Maddy: What times you play.

Kirk: How many hours, and even stuff about my play style, and what that might say about me.

Maddy: Do you just wander around aimlessly when you’re playing at certain hours of the day? How are you doing psychologically? That can all be determined from your play style, I guess. Spooky.

Kirk: There’s at least a theory for that. And that is increasingly making me feel like all of this data is something that we’re giving up so willingly and starting to wonder if we’re going to look back at this period of time as the period of time when we all just assumed that our data wasn’t our own.

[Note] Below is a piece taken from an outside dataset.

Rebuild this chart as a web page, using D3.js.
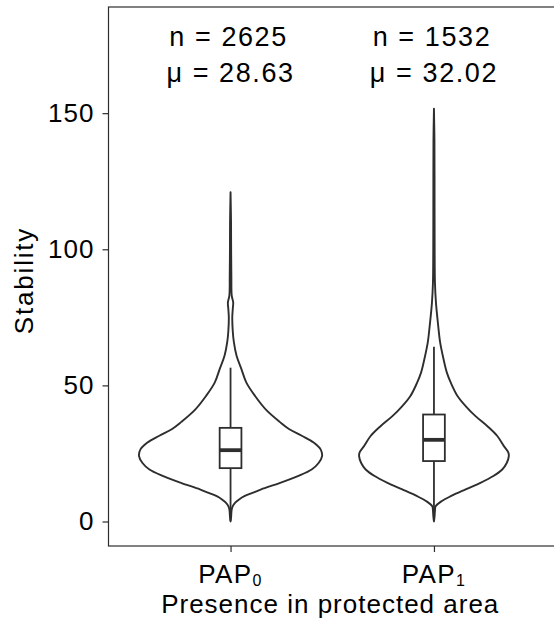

Maddy: I feel like that’s already happening. I’ve experienced this with Pokémon Go. When I reinstalled this game to play it with my girlfriend, there’s all these new options in the game that actually weren’t there when I first played it. It was a weird game even when I first played it; the entire game revolves around going to real-life locations, and even at the time I was like, “This is really weird.”

But the second time around, there’s this “Adventure Sync” thing you can do where it tracks your steps even when you’re not playing the game, and the way that you get Pokémon to do anything in the game is that you have to walk around. All of it is tied to a pedometer; that’s how everything in the game is unlocked. So if you don’t connect this pedometer to be on all the time, you’d have to open up the app every time you went for a walk.

Also, it’s pointless to do that, because then you’re just opening the game all the time anyway, so it always already knows where you’re going and what your steps are. So, in order to play this game and have it function the way it’s supposed to function, you have to turn on these location services and give the game permission to track your steps everywhere you go.

I don’t go to that many locations. I work from home. I go to a track that’s near my house, and I run around the track. That’s how most of my Pokémon are levelling up. But, at the same time, I was super freaked out at the idea that I’d have to turn this on and that I’d have to get back into this game by allowing it to have access to that data, even though — this is the excuse that everybody says, that I just said — my data isn’t even very interesting.

I don’t do anything. I don’t care if they know that I go to CVS multiple times a week and swipe on the Pokéstop that’s right outside of it. That’s fine if Pokémon Go knows that I do that. But …

Kirk: But… is it?

Maddy: It’s also super fucking weird! I don’t know if I want people to know how often I go to CVS. And who is finding out? What is that data being used for? I don’t know the answer to that, and that makes me feel nervous, but in an unspecified and slightly irrational way that I can’t justify. I can’t even explain this neuroses.

It’s just like, you read Cambridge Analytica stories, you hear about the idea of your data not being your own anymore, and you’re like, that fucking sucks, but I also want to participate in playing this game and hanging out with my friends. I want to log into Facebook and find out what’s going on with people and see pictures of their babies.

But I am also having to deal with this low-level buzz of anxiety about the fact that anything that I do in these spaces is just up for grabs to the highest bidder. It blows.

Kirk: It’s so related to the fact that it’s so complicated and deliberately impossible to understand. I totally know that feeling you’re describing. I feel the same way. The feeling of a sort of helpless, “Whatever.” I would talk with Emily about having the Amazon Alexa installed, which we used to have.

We would joke about it on the podcast; I would say “Alexander,” because I couldn’t say it. However, you’ll notice I’m saying it now, and that’s because we took them all out of our house quite a while ago. As a test, we were like, “What if we unplug them all for a week and saw, in a week, is our life any worse?” I’d read enough stories about all the things it’s recording, and the data that it’s collecting, and got rid of it.

With Apple, still, I have Siri turned on. Apple has been marketing the fact that your data is your own, despite—as this Vox article actually points out—profiting quite a bit off of the in-app purchase percentage that they take from these apps that use your data in this way. It is interesting to me to see Apple going at people directly and saying, “Hey, everybody else steals your data, but we don’t. Your data is yours, and we keep it pretty safe.”

That, I feel like, is another sign that this is changing. At least they’re willing to tell us that they understand that it matters enough to tell us that they’re doing the right thing. Whether they are or not is another question.